Junto a esa faceta, la herramienta lingüística se desempeña también como creadora de un clima humorístico, al que recurren muchos profesionales de la magia. No solo por entretener. La distensión de la risa baja la guardia de nuestra atención, y el artista puede aprovechar esos momentos para ejecutar los efectos que no desea que veamos. Pero además, en opinión de Berenson, un uso consciente y bien trabajado del lenguaje “establece la diferencia entre ver un truco y pensar: ‘vaya, qué mago tan habilidoso’ y experimentar el profundo sentimiento de asombro, maravilla y fascinación que caracteriza la auténtica magia”. De ahí la utilidad de contar con esas palabras inconfundiblemente mágicas, como voilà!, abracadabra, hocus pocus, e incluso el más moderno e inolvidable “tatatachán” de Juan Tamariz.

Su poder se explica con la traducción más aceptada de abracadabra, basada en el origen arameo que se le atribuye (avra kahdabra): “Creo de la nada a medida que hablo”. La fórmula registra la ancestral creencia en el don de la palabra para generar realidades, y dominarlas.
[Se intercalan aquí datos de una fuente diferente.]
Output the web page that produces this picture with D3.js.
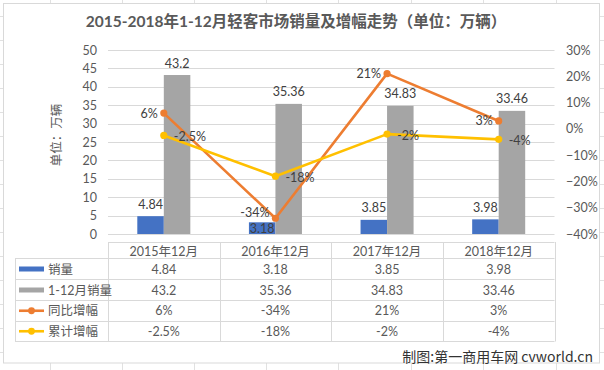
<!DOCTYPE html>
<html><head><meta charset="utf-8">
<script src="https://cdn.jsdelivr.net/npm/d3@7"></script>
<style>
html,body{margin:0;padding:0;background:#fff;}
svg{display:block;font-family:"Lato","Noto Sans CJK SC",sans-serif;}
</style></head>
<body><svg id="c" width="604" height="370"></svg>
<script>
const categories = ["2015年12月","2016年12月","2017年12月","2018年12月"];
const monthSales = [4.84, 3.18, 3.85, 3.98];
const ytdSales = [43.2, 35.36, 34.83, 33.46];
const yoyGrowth = [0.06, -0.34, 0.21, 0.03];
const cumGrowth = [-0.025, -0.18, -0.02, -0.04];
const yoyText = ["6%","-34%","21%","3%"];
const cumText = ["-2.5%","-18%","-2%","-4%"];
const leftTicks = [0,5,10,15,20,25,30,35,40,45,50];
const rightTicks = [-0.4,-0.3,-0.2,-0.1,0,0.1,0.2,0.3];
const seriesNames = ["销量","1-12月销量","同比增幅","累计增幅"];

const colors = {blue:"#4472C4", gray:"#A5A5A5", orange:"#ED7D31", yellow:"#FFC000"};
const txt = "#595959", lbl = "#404040", grid = "#D9D9D9";
// layout-only label nudges
const blueLabelDy = [-12, 6, -12, -12];
const orangeLabelDy = [0, -6, 0, 0];

const svg = d3.select("#c");
// spreadsheet background cell lines
const bg = svg.append("g").attr("stroke","#E1E1E1").attr("stroke-width",1);
[50,122,194,266,338,411,483,556].forEach(x=>{
  bg.append("line").attr("x1",x+0.5).attr("x2",x+0.5).attr("y1",0).attr("y2",3);
  bg.append("line").attr("x1",x+0.5).attr("x2",x+0.5).attr("y1",363).attr("y2",370);
});
d3.range(16,370,24).forEach(y=>{
  bg.append("line").attr("x1",0).attr("x2",3).attr("y1",y+0.5).attr("y2",y+0.5);
  bg.append("line").attr("x1",600).attr("x2",604).attr("y1",y+0.5).attr("y2",y+0.5);
});
// chart border
svg.append("rect").attr("x",3.5).attr("y",3.5).attr("width",596).attr("height",359.5)
  .attr("fill","#fff").attr("stroke","#D9D9D9");

// title
svg.append("text").attr("x",296).attr("y",21).attr("text-anchor","middle")
  .attr("dominant-baseline","central").attr("font-size",15.5).attr("font-weight","bold")
  .attr("fill",txt).text("2015-2018年1-12月轻客市场销量及增幅走势（单位：万辆）");

const x = d3.scaleBand().domain(categories).range([108,554.5]).padding(0);
const y = d3.scaleLinear().domain([0,50]).range([234,50]);
const y2 = d3.scaleLinear().domain([-0.4,0.3]).range([234,50]);
const bw = x.bandwidth();
const gw = bw*0.475;
const xs = d3.scaleBand().domain(["m","y"]).range([(bw-gw)/2,(bw+gw)/2]).padding(0);

// gridlines
svg.append("g").selectAll("line").data(leftTicks).join("line")
  .attr("x1",108).attr("x2",554.5).attr("y1",d=>Math.round(y(d))+0.5).attr("y2",d=>Math.round(y(d))+0.5)
  .attr("stroke",grid);

// left axis
const la = svg.append("g").attr("transform","translate(104,0)")
  .call(d3.axisLeft(y).tickValues(leftTicks).tickSize(0).tickPadding(7));
la.select(".domain").remove();
la.selectAll("text").attr("font-size",12.5).attr("fill",txt).attr("font-family","Lato");
// right axis
const ra = svg.append("g").attr("transform","translate(560,0)")
  .call(d3.axisRight(y2).tickValues(rightTicks).tickSize(0).tickPadding(6).tickFormat(d3.format(".0%")));
ra.select(".domain").remove();
ra.selectAll("text").attr("font-size",12.5).attr("fill",txt).attr("font-family","Lato");

// y axis title
svg.append("text").attr("transform","translate(56,135) rotate(-90)")
  .attr("text-anchor","middle").attr("dominant-baseline","central")
  .attr("font-size",12.5).attr("fill",txt).text("单位：万辆");

// bars
svg.append("g").selectAll("rect").data(monthSales).join("rect")
  .attr("x",(d,i)=>x(categories[i])+xs("m")).attr("width",xs.bandwidth())
  .attr("y",d=>y(d)).attr("height",d=>y(0)-y(d)).attr("fill",colors.blue);
svg.append("g").selectAll("rect").data(ytdSales).join("rect")
  .attr("x",(d,i)=>x(categories[i])+xs("y")).attr("width",xs.bandwidth())
  .attr("y",d=>y(d)).attr("height",d=>y(0)-y(d)).attr("fill",colors.gray);

// bar labels
svg.append("g").selectAll("text").data(monthSales).join("text")
  .attr("x",(d,i)=>x(categories[i])+xs("m")+xs.bandwidth()/2)
  .attr("y",(d,i)=>y(d)+blueLabelDy[i]).attr("text-anchor","middle").attr("dominant-baseline","central")
  .attr("font-size",12.5).attr("fill",lbl).text(d=>d);
svg.append("g").selectAll("text").data(ytdSales).join("text")
  .attr("x",(d,i)=>x(categories[i])+xs("y")+xs.bandwidth()/2)
  .attr("y",d=>y(d)-12).attr("text-anchor","middle").attr("dominant-baseline","central")
  .attr("font-size",12.5).attr("fill",lbl).text(d=>d);

const cx = i=>x(categories[i])+bw/2;
function drawLine(vals,color){
  const g = svg.append("g");
  g.append("path").datum(vals).attr("fill","none").attr("stroke",color).attr("stroke-width",2.6)
    .attr("stroke-linejoin","round")
    .attr("d",d3.line().x((d,i)=>cx(i)).y(d=>y2(d)));
  g.selectAll("circle").data(vals).join("circle").attr("cx",(d,i)=>cx(i)).attr("cy",d=>y2(d))
    .attr("r",3.6).attr("fill",color);
}
drawLine(yoyGrowth,colors.orange);
drawLine(cumGrowth,colors.yellow);

svg.append("g").selectAll("text").data(yoyGrowth).join("text")
  .attr("x",(d,i)=>cx(i)-6).attr("y",(d,i)=>y2(d)+orangeLabelDy[i])
  .attr("text-anchor","end").attr("dominant-baseline","central")
  .attr("font-size",12.5).attr("fill",lbl).text((d,i)=>yoyText[i]);
svg.append("g").selectAll("text").data(cumGrowth).join("text")
  .attr("x",(d,i)=>cx(i)+10).attr("y",d=>y2(d)+1)
  .attr("text-anchor","start").attr("dominant-baseline","central")
  .attr("font-size",12.5).attr("fill",lbl).text((d,i)=>cumText[i]);

// data table
const tb = svg.append("g");
const rowTop = [258,279,300,320.5,341];
const hdrTop = 242;
const tl = tb.append("g").attr("stroke","#D9D9D9").attr("stroke-width",1);
tl.append("line").attr("x1",108).attr("x2",554.5).attr("y1",hdrTop+0.5).attr("y2",hdrTop+0.5);
rowTop.forEach(r=>tl.append("line").attr("x1",15).attr("x2",554.5).attr("y1",Math.round(r)+0.5).attr("y2",Math.round(r)+0.5));
tl.append("line").attr("x1",15.5).attr("x2",15.5).attr("y1",258).attr("y2",341.5);
categories.concat([null]).forEach((c,i)=>{
  const xx = c ? x(c) : x.range()[1];
  tl.append("line").attr("x1",Math.round(xx)+0.5).attr("x2",Math.round(xx)+0.5).attr("y1",hdrTop).attr("y2",341.5);
});
tb.selectAll("text.h").data(categories).join("text").attr("class","h")
  .attr("x",d=>x(d)+bw/2).attr("y",(hdrTop+258)/2+1).attr("text-anchor","middle")
  .attr("dominant-baseline","central").attr("font-size",12.5).attr("fill",txt).text(d=>d);
const rows = [monthSales.map(String), ytdSales.map(String), yoyText, cumText];
rows.forEach((r,ri)=>{
  const yc = (rowTop[ri]+rowTop[ri+1])/2+0.5;
  tb.append("g").selectAll("text").data(r).join("text")
    .attr("x",(d,i)=>cx(i)).attr("y",yc).attr("text-anchor","middle")
    .attr("dominant-baseline","central").attr("font-size",12.5).attr("fill",txt).text(d=>d);
  tb.append("text").attr("x",48).attr("y",yc).attr("dominant-baseline","central")
    .attr("font-size",12.5).attr("fill",txt).text(seriesNames[ri]);
  if(ri<2){
    tb.append("rect").attr("x",19).attr("y",yc-2.5).attr("width",25).attr("height",5)
      .attr("fill",ri===0?colors.blue:colors.gray);
  } else {
    const col = ri===2?colors.orange:colors.yellow;
    tb.append("line").attr("x1",19).attr("x2",44).attr("y1",yc).attr("y2",yc).attr("stroke",col).attr("stroke-width",2.6);
    tb.append("circle").attr("cx",31.5).attr("cy",yc).attr("r",3.4).attr("fill",col);
  }
});

// credit
svg.append("text").attr("x",593).attr("y",356).attr("text-anchor","end")
  .attr("dominant-baseline","central").attr("font-size",14).attr("fill","#333")
  .attr("font-family","'Noto Sans CJK SC',sans-serif").text("制图:第一商用车网 cvworld.cn");
</script></body></html>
Cuando nos enfrentamos a un truco que desafía la manera natural en que deberían suceder las cosas, ¿qué mejor que uno de esos términos expresado con convicción para indicarnos la acción de una fuerza poderosa e incomprensible?

Mejor si no lo entiendes

Además de los citados, los espectáculos mágicos se encuentran regados de alakazam, presto-chango, shazam, o sim salabim como términos clásicos. Aunque no existen normas para su formación, la tradición de recurrir a expresiones incomprensibles para el público se remonta a las actuaciones de los hechiceros medievales, según recoge el Diccionario de Palabras Mágicas de Craig Crowley. Las lenguas ya en desuso y los sonidos exóticos se muestran especialmente efectivos, porque, al igual que nos ocurre con los cuentos sucedidos “érase una vez”, nos resulta más fácil olvidar la racionalidad cuando nos sitúan en un contexto ajeno a nuestra realidad. Las aventuras de Harry Potter nos han entregado la última prueba de la fascinación de un conjuro bien creado. Si les añadimos recursos literarios, como la rima, la aliteración y las cadencias rítmicas, nos hallaremos entregados al poder de la magia.